If the 6,000 acres were maintained as Rural Heritage/Estate, Drawneek stressed, the county would lose “the ability to master-plan and permanently protect areas” for wildlife corridors and environmental purposes.
Thus, Drawneek said, staff recommended denial of the proposed amendment.
However, many of the Aug. 20 speakers in support of the proposed Comprehensive Plan amendment cited their desire for maintaining a rural way of life that allows them to enjoy wide-open spaces and an abundance of wildlife.
Becky Ayech called the effort “the chance to preserve a historic rural community that dates back 170 years.”
She also noted long-range county planning efforts that took place in 1994 in regard to the 6,000 acres focused on only about 18% of the property being developed. Animals have been traversing the land without a problem for years, she said.

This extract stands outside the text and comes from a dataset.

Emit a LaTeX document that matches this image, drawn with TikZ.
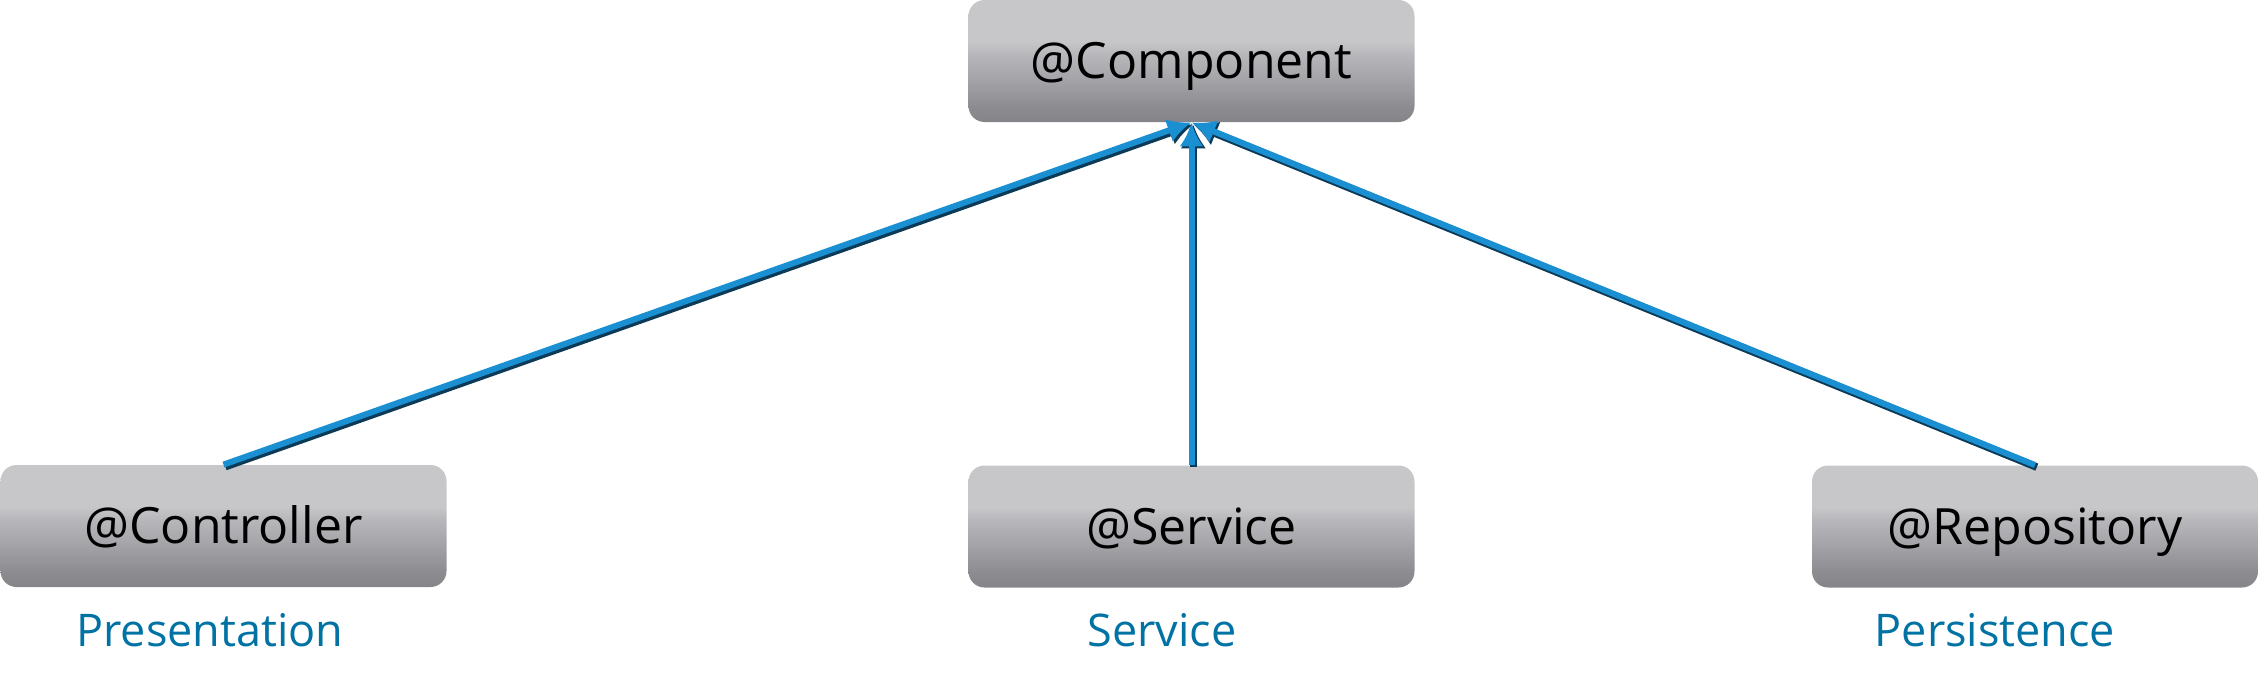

Further, referring to one of Drawneek’s statements, Ayech added, “I respectfully disagree: One unit per 5 acres can be master-planned just like one unit per acre can be master-planned.”
As for the 2050 tenet of making open space permanent: Ayech said the County Commission’s approval of the Foxfire community several years ago eliminated a golf course that had been designated as permanent open space for a development. “So how can you permanently — permanently — protect this open space [on the 6,000 acres]?”
Paula Benshoff stressed the value of the shallow wetlands located on the 6,000 acres, which, she said, perform “very important ecological functions,” including improving water quality. Benshoff emphasized, “Load after load of fill” would be necessary before any construction of homes could begin.
Moreover, supporting of one of Ayech’s statements, Benshoff pointed out that the low-density housing already in the area enables wildlife such as bears, panthers, bobcats and sandhill cranes to continue using the existing pastureland as corridors.
The 2,400 homes the county planning staff would allow on the property under the 2050 Plan “is urban sprawl,” Ayech said. “That is like the worst thing that you can do in planning.”
Referring to Old Miakka, she added, “We are a community and a neighborhood, not an investment portfolio.”
Another speaker, Chris Bales, told the commissioners, “We should not diminish the rural landscape and quality of life to satisfy the demand for housing.”
“All of this [proposed] urban sprawl seems to be for the benefit and the profit of the developers,” Gary Dahl told the board. “They are hell-bent on developing every square mile of this county.”
“It is our rights … that will be taken away if these builders go ahead and do whatever they want,” Brad Grandbouche added.
Jono Miller, retired director of the Environmental Studies Program at New College, reminded the board members that citizens twice have approved a special tax that generates revenue the county uses to purchase environmentally sensitive lands. The county needs a policy to protect the rural lifestyle, he added. Too often, Miller continued, the county “creates new development rights out of thin air.”
On the other side of the issue with Merrill of Icard Merrill, homebuilder John Cannon told the Planning Commission he is “vehemently opposed” to the proposed Comprehensive Plan amendment, noting that his company owns about 300 of the 6,000 acres.
Approval of the measure, Cannon said, “would strip me of existing property rights that I have relied on for many years.”
Moreover, he added, “As a taxpayer, I am also disappointed that I had to help pay for this attempted larceny.”